Their Thanksgiving flight was late, you see, because the inbound flight from St. Louis was late because the inbound flight from Milwaukee was late because a storm in the Pacific Northwest had delayed the inbound flight from Portland or someplace and you have to understand and the airline did say, “we apologize for any inconvenience.”
We should not have to understand anything. We pay good money to be transported by air and then have to put up with delays with lame explanations and lies and extra service fees for baggage and crowded planes and no leg room (unless you pay a little extra for an additional two inches) and overbooked flights (“I’m sorry, we’re not going to be able to get you out on the 10:30 flight because it was overbooked but we can get you out at 4:15 on a flight with a 3 hour layover in Albuquerque…”) and we just shrug and say okay because even though we’ll arrive about ten to twelve hours late at least we’ll get out and what else are you going to do?

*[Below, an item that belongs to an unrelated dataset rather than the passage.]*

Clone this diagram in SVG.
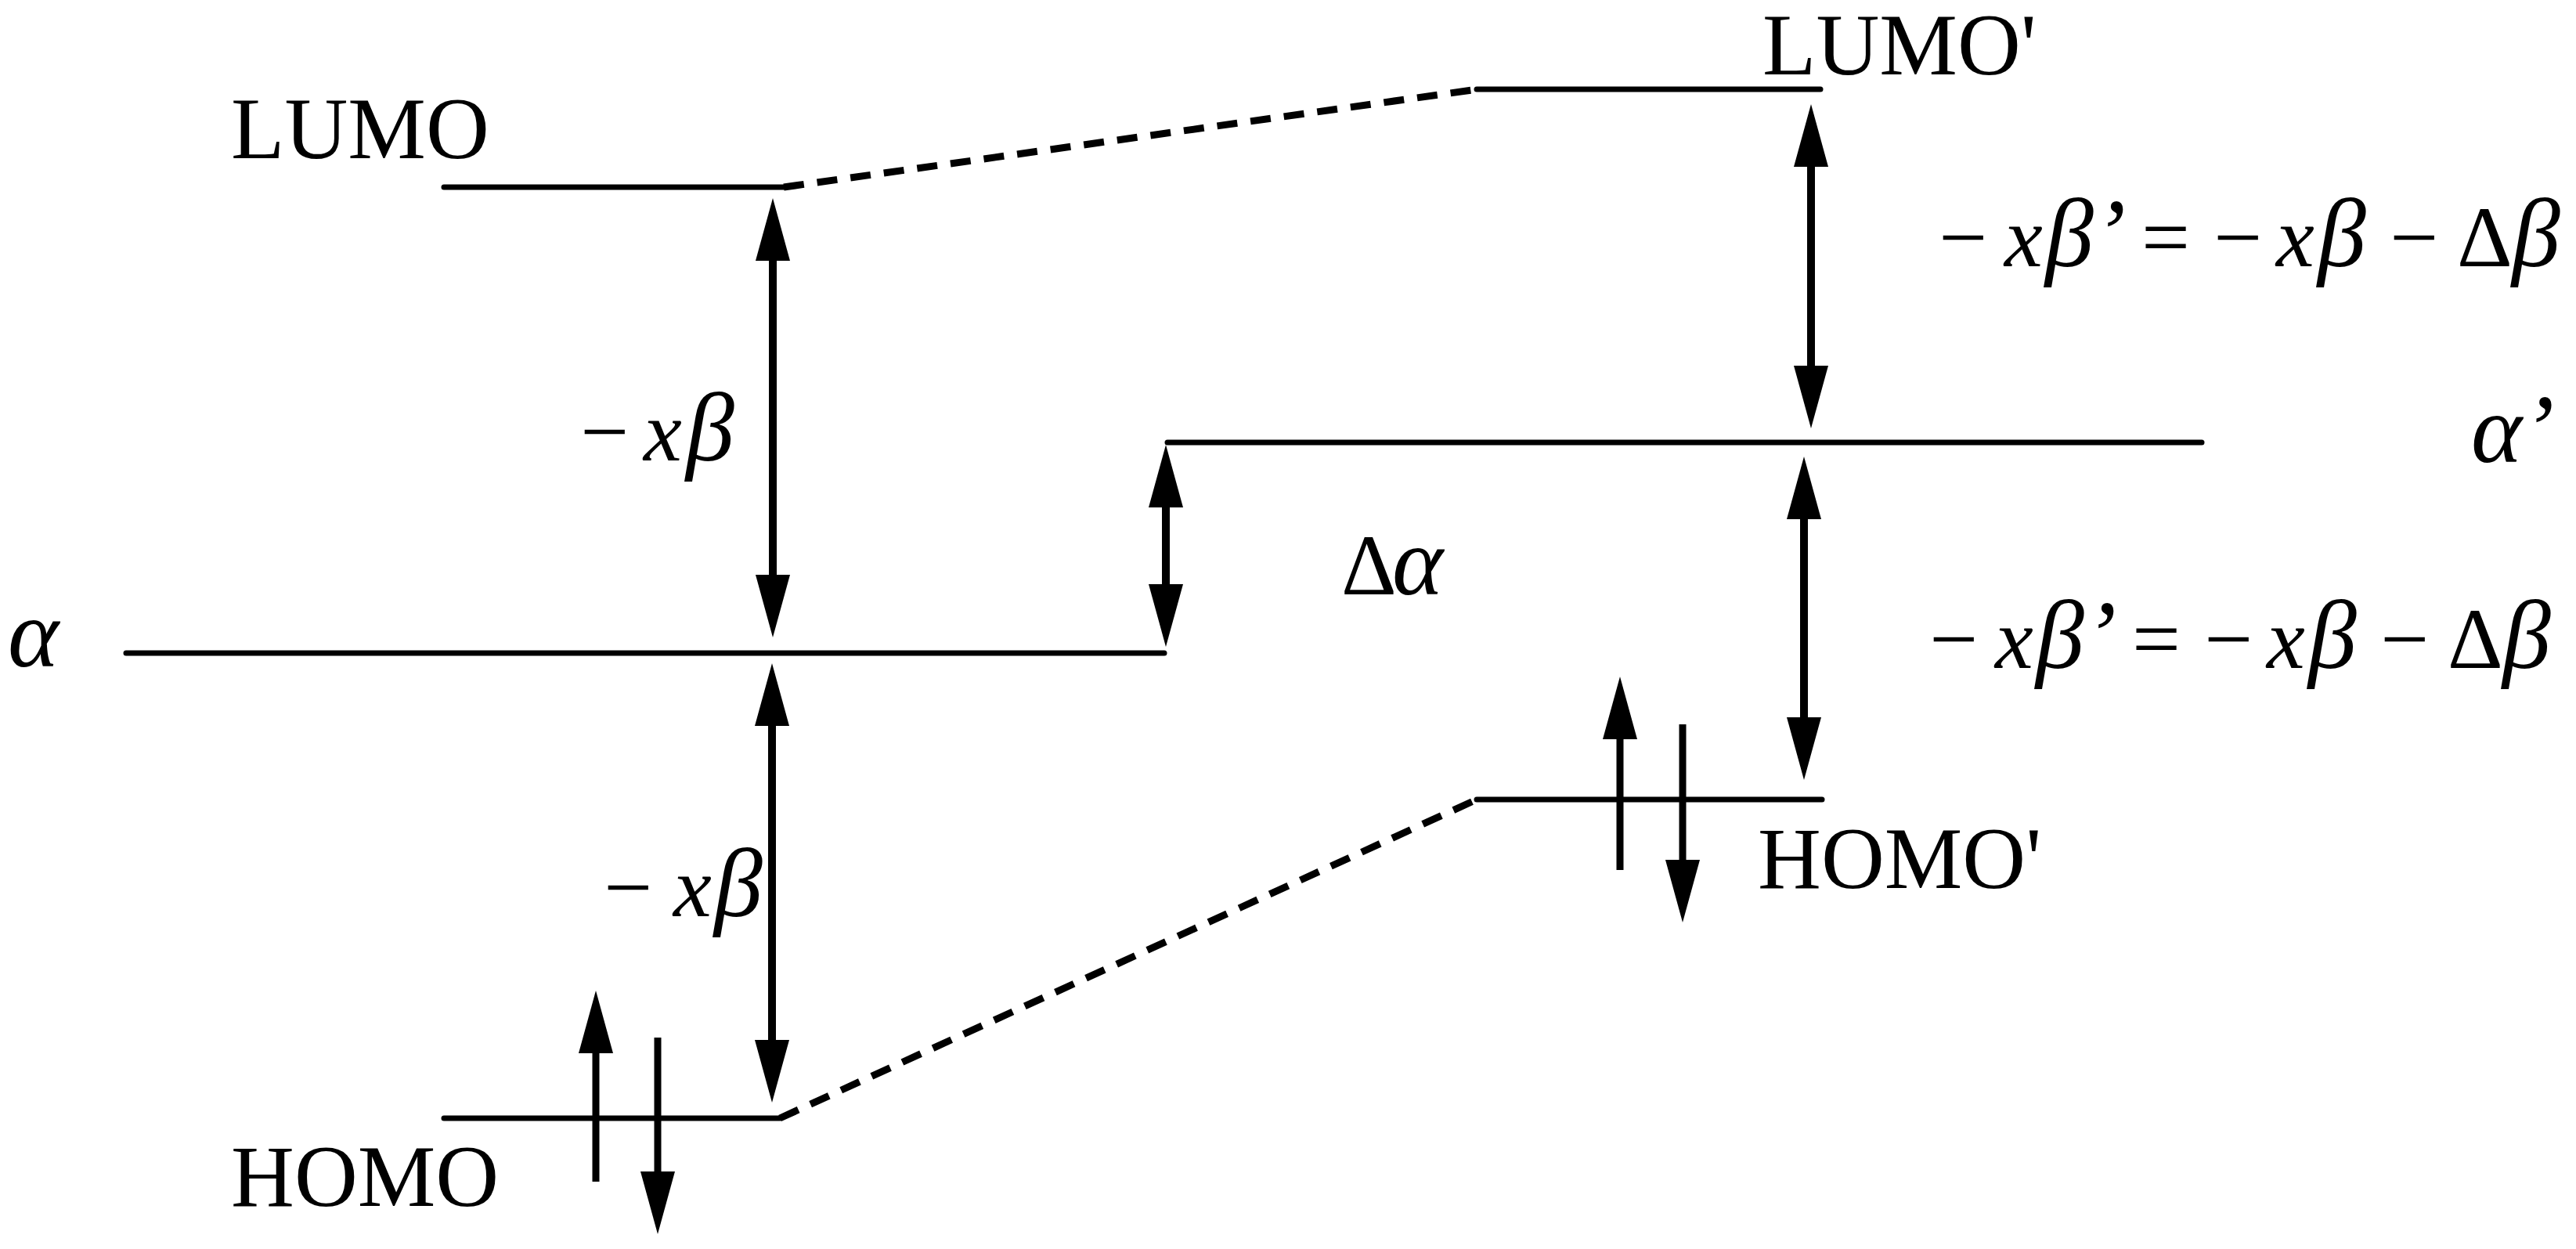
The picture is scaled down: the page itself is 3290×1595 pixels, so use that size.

But then I guess we’ve decided that it’s all about going a thousand miles per hour and isn’t it modern and ever so glamorous and we want to go fast but it takes forever to get through security and it would have almost been faster to drive like Aunt Ruthie and flying is just a miserable way to travel.
“Next time try the train” said the Southern Pacific Railroad’s roadside billboard of the 1930s. And the trains ran on time and they were comfortable and they ran in all types of weather and we let them go because, you know, flying is so very fast and so very modern.